The Greek word that is translated “active” means more than just moving around or animation. It is a word that means something is surging with energy in a way that significantly impacts its environment. It indicates that something alive and powerful is moving and accomplishing a divine purpose in both natural and the supernatural realm. This definition takes the word of God far beyond information to be simply transmitted or principles to be learned. It is much more than a philosophy of life. While we study the word, meditate on it, and quote it, we can be sure that something is at work in the unseen realm that is fulfilling that word in ways we may or may not be aware of. It may be accomplishing something in us or something external to us that the spiritual realm is operating on.

The second verse from above was spoken by Jesus and adds to our understanding. Jesus declared that his words are spirit and they are life. What does it mean that his words are spirit? I believe they are spirit in two senses. First of all, his words originated in the spiritual realm. While on earth, Jesus still operated as a citizen of heaven whose perspective was always anchored in heaven. In addition, he said that he spoke only what he heard his Father saying. To his disciples he said, “Don’t you believe that I am in the Father, and that the Father is in me? The words I say to you are not just my own. Rather, it is the Father, living in me, who is doing his work” (Jhn.14:10). His words flowed from the spiritual realm to the natural realm, not the other way around. When Jesus spoke the words of the Father, they went forth guaranteed to fulfill the Father’s purpose. It is the same when we, as children of God, declare his word.

Secondly, they came to him from the Father via the Holy Spirit. Jesus declared that the Spirit gives life. As they came from the Father through the Spirit, they were infused with the life-giving power of the Spirit. God declared to Isaiah, “As the rain and the snow come down from heaven, and do not return to it without watering the earth and making it bud and flourish, so that it yields seed for the sower and bread for the eater, so is my word that goes out from my mouth: It will not return to me empty, but will accomplish what I desire and achieve the purpose for which I sent it” ( Isa.55:10-11).
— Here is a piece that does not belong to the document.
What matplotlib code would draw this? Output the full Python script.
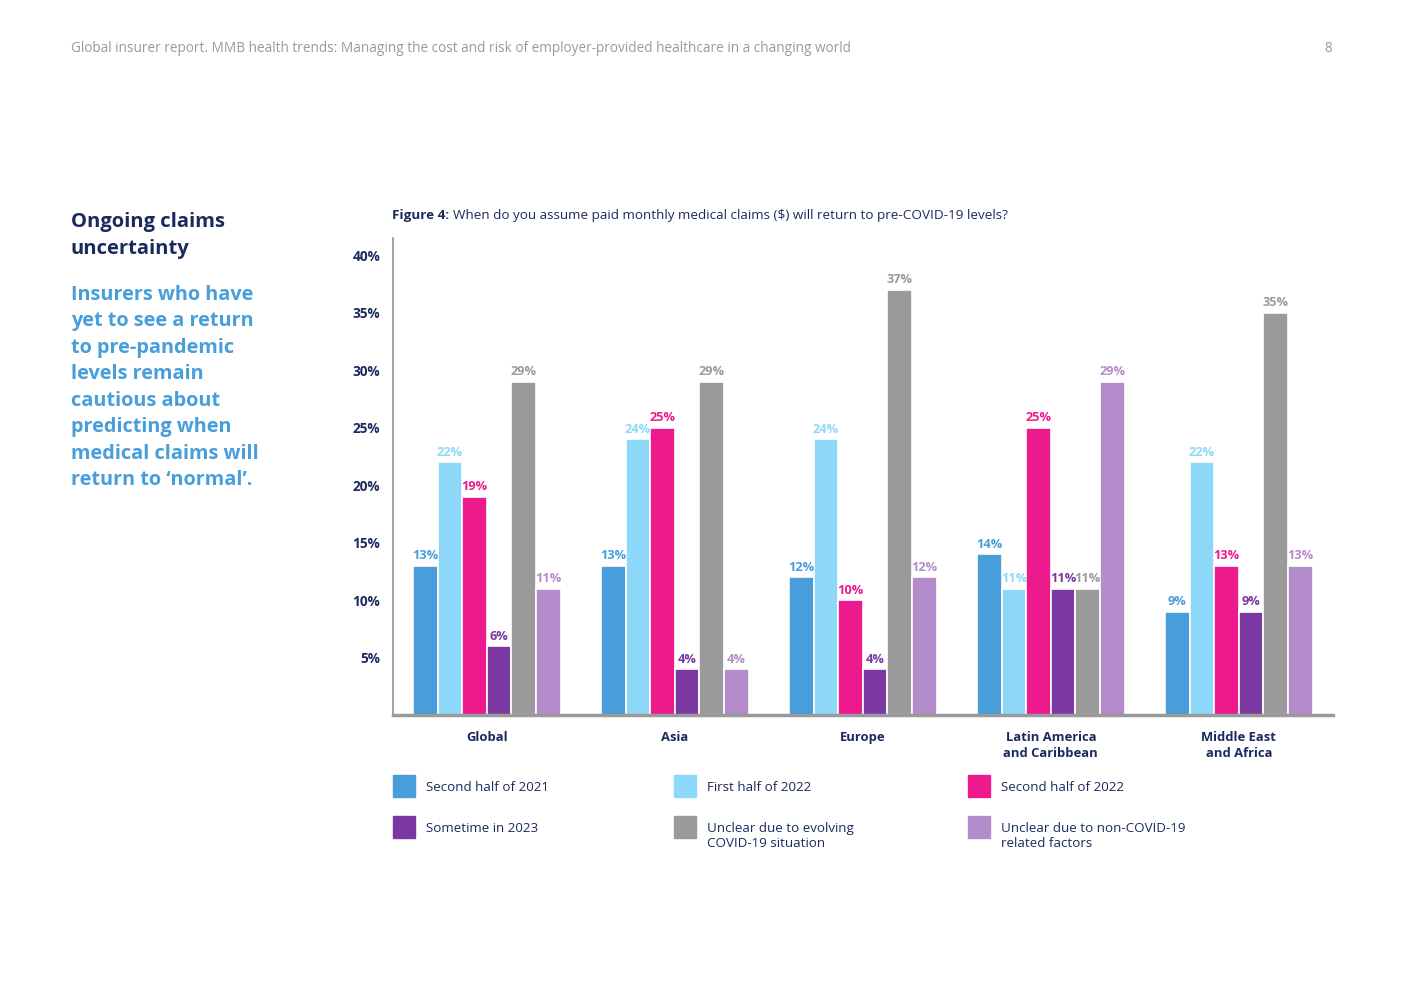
import numpy as np
import matplotlib
matplotlib.use('Agg')
import matplotlib.pyplot as plt
from matplotlib.patches import Rectangle

plt.rcParams['font.family'] = ['Open Sans', 'DejaVu Sans']

# data
regions = ['Global', 'Asia', 'Europe', 'Latin America\nand Caribbean', 'Middle East\nand Africa']
series = ['Second half of 2021', 'First half of 2022', 'Second half of 2022',
          'Sometime in 2023', 'Unclear due to evolving\nCOVID-19 situation',
          'Unclear due to non-COVID-19\nrelated factors']
h2_2021 = [13, 13, 12, 14, 9]
h1_2022 = [22, 24, 24, 11, 22]
h2_2022 = [19, 25, 10, 25, 13]
in_2023 = [6, 4, 4, 11, 9]
unclear_covid = [29, 29, 37, 11, 35]
unclear_other = [11, 4, 12, 29, 13]
yticks = [5, 10, 15, 20, 25, 30, 35, 40]

colors = ['#479edb', '#8dd8f8', '#ec1a8c', '#7a38a0', '#9b9a9b', '#b58ccb']
navy = '#1b2a5e'
blue_text = '#479edb'

values = [h2_2021, h1_2022, h2_2022, in_2023, unclear_covid, unclear_other]

fig = plt.figure(figsize=(14.03, 9.92), dpi=100)
ax = fig.add_axes([0.280, 0.279, 0.670, 0.481])

x = np.arange(len(regions)) + 0.5
pitch = 0.131
for i, (vals, c) in enumerate(zip(values, colors)):
    xs = x + (i - 2.5) * pitch
    ax.bar(xs, vals, width=pitch, color=c, edgecolor='white', linewidth=1.2)
    for xx, v in zip(xs, vals):
        ax.text(xx, v + 0.3, f'{v}%', ha='center', va='bottom', fontsize=9.2,
                fontweight='bold', color=c)

ax.set_xlim(0, 5)
ax.set_ylim(0, 41.5)
ax.set_yticks(yticks)
ax.set_yticklabels([f'{t}%' for t in yticks], fontsize=9.8, fontweight='bold', color=navy)
ax.set_xticks(x)
ax.set_xticklabels(regions, fontsize=9.4, fontweight='bold', color=navy, linespacing=1.3)
ax.tick_params(length=0, pad=9)
ax.tick_params(axis='x', pad=11)
for s in ['top', 'right']:
    ax.spines[s].set_visible(False)
ax.spines['left'].set_color('#9b9a9b')
ax.spines['left'].set_linewidth(1.3)
ax.spines['bottom'].set_color('#9b9a9b')
ax.spines['bottom'].set_linewidth(2.5)

# legend, 3 columns x 2 rows
leg_x = [393, 674, 968]
leg_y = [786, 827]
W, H = 1403, 992
for i, (lab, c) in enumerate(zip(series, colors)):
    px = leg_x[i % 3]
    py = leg_y[i // 3]
    fig.patches.append(Rectangle((px / W, 1 - (py + 11) / H), 22 / W, 22 / H,
                                 transform=fig.transFigure, color=c))
    fig.text((px + 33) / W, 1 - (py - 5) / H, lab, fontsize=9.6, color=navy,
             va='top', ha='left', linespacing=1.2)

# page text
fig.text(71 / W, 1 - 49 / H,
         'Global insurer report. MMB health trends: Managing the cost and risk of '
         'employer-provided healthcare in a changing world',
         fontsize=9.85, color='#9a9a9a', va='center')
fig.text(1332 / W, 1 - 49 / H, '8', fontsize=9.85, color='#9a9a9a', va='center', ha='right')

fig.text(71 / W, 1 - 212 / H, 'Ongoing claims\nuncertainty', fontsize=14.5, fontweight='bold',
         color=navy, va='top', linespacing=1.45)
fig.text(71 / W, 1 - 285 / H,
         'Insurers who have\nyet to see a return\nto pre-pandemic\nlevels remain\n'
         'cautious about\npredicting when\nmedical claims will\nreturn to \u2018normal\u2019.',
         fontsize=14.3, fontweight='bold', color=blue_text, va='top', linespacing=1.43)

fig.text(392 / W, 1 - 215 / H, 'Figure 4:', fontsize=9.7, fontweight='bold',
         color=navy, va='center')
fig.text(453 / W, 1 - 215 / H,
         'When do you assume paid monthly medical claims ($) will return to pre-COVID-19 levels?',
         fontsize=9.7, color=navy, va='center')

fig.savefig('out.png', dpi=100, facecolor='white')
That is how the word of God becomes living and active (Heb.4:12). As his words are broadcast, they are infused with spiritual power by the Spirit of God. They activate something in the spiritual realm that fulfills God’s purpose as in those words as they impact the natural realm. As a result, the words of Jesus created life in various forms. For some it was spiritual life. Men were born again in response to the gospel. For others, it was physical life. Thousands were healed and physically restored and some were literally raised from the dead. For others, emotional life was imparted to them as broken hearts were healed. And for even more, life was restored as men and women were set free from their bondage to demons and addictions. His words imparted life because his words carried authority and were infused with the same power that created the universe through the words of God.

But what about today? How is the word activated? There is life in a seed – enough to grow a giant redwood – but that life is not manifested until it is planted and watered. The word of God rests on the pages of a Bible or in the heart of a believer. It may do a work in the believer but not in the world that surrounds the believer until it is activated. It is activated when it is spoken or declared with faith. Throughout scripture, God deposited his word in the hearts of his prophets and empowered those words when they were proclaimed. Moses declared each plague before Pharaoh and then God produced each one. He put his words in the mouth of Jeremiah and as Jeremiah declared that word over nations, those words came to pass. I have heard today’s prophets put it this way –   prophetic words don’t tell the future, they create it.

God’s word is filled with power and purpose. When we pray it or declare it, those words go forth alive and energized by the Spirit to produce more life and fulfill their purpose. When we speak healing, hope, provision, or peace over a person or ourselves, we should believe by faith that something is going to happen because the word has been activated and is filled with God’s energy and purpose. When we declare his word by faith, the fuse is lit and power will be released at the proper time.

Read the word, hear the word, pray the word, write the word and declare the word. When we partner with God, he will honor his word. What situation do you need to be declaring the word of God over right now? Find your scripture and activate it in your life or in the life of someone you know by faith.